Both Forrests sit on the board of Tattarang, as well as the board of the Minderoo Foundation, a charity the pair founded in 2001.

Reports indicate the Forrests have been dividing their assets in preparation for the separation, with Andrew Forrest transferring half of his Tattarang shares to Nicola Forrest earlier this year. And as recently as last month, roughly $1.1 billion in Fortescue shares was transferred to Coaxial Ventures, a new company wholly owned by Nicola Forrest.

But the Forrests’ have stressed that their friendship remains strong.

“There is no influence on the operations, control or direction of Fortescue, Minderoo or Tattarang,” they said in a statement.

“We will continue our shared mission to create and give our wealth to tackle societal and global challenges, as demonstrated recently by last month’s donation of one-fifth of our Fortescue shareholding to the Minderoo Foundation.”

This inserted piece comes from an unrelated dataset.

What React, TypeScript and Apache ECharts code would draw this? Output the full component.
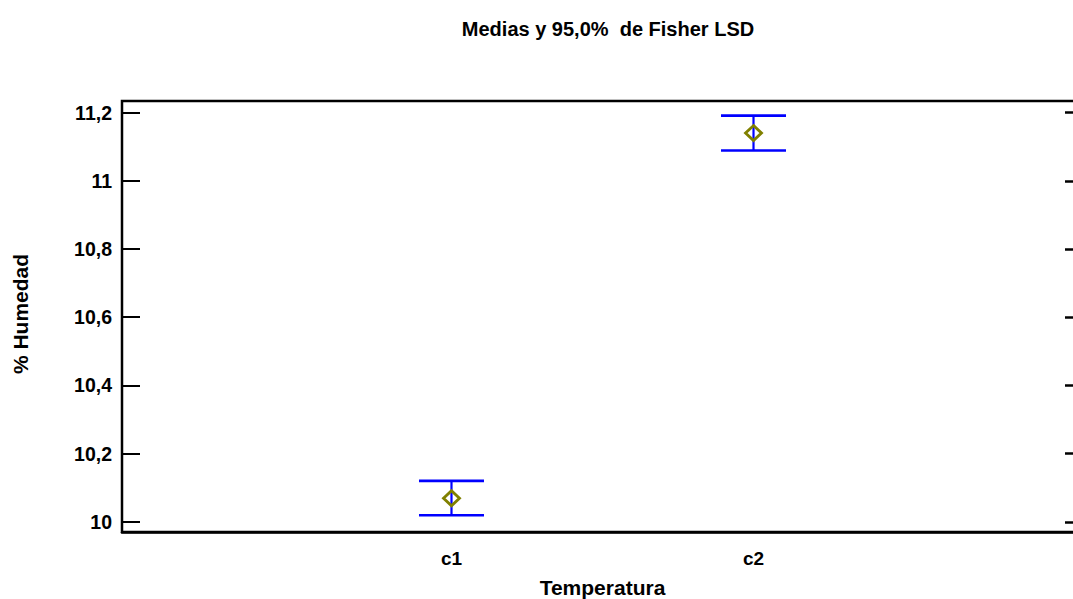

News of the separation comes in the wake of Fortescue experiencing a number of board changes over the last three years.

Last month, Christine Morris was appointed chief financial officer at the company, almost six months after the resignation of Ian Wells. Wells was the latest in a string of senior resignations at Fortescue – nine executives in two years.

Also last month, Jennifer Morris resigned as non-executive director and chair of the renumeration and people committee. Another non-executive director, Penny Bingham-Hall, assumed her role as chair, while Elizabeth Gaines transitioned into a new role as part-time executive director.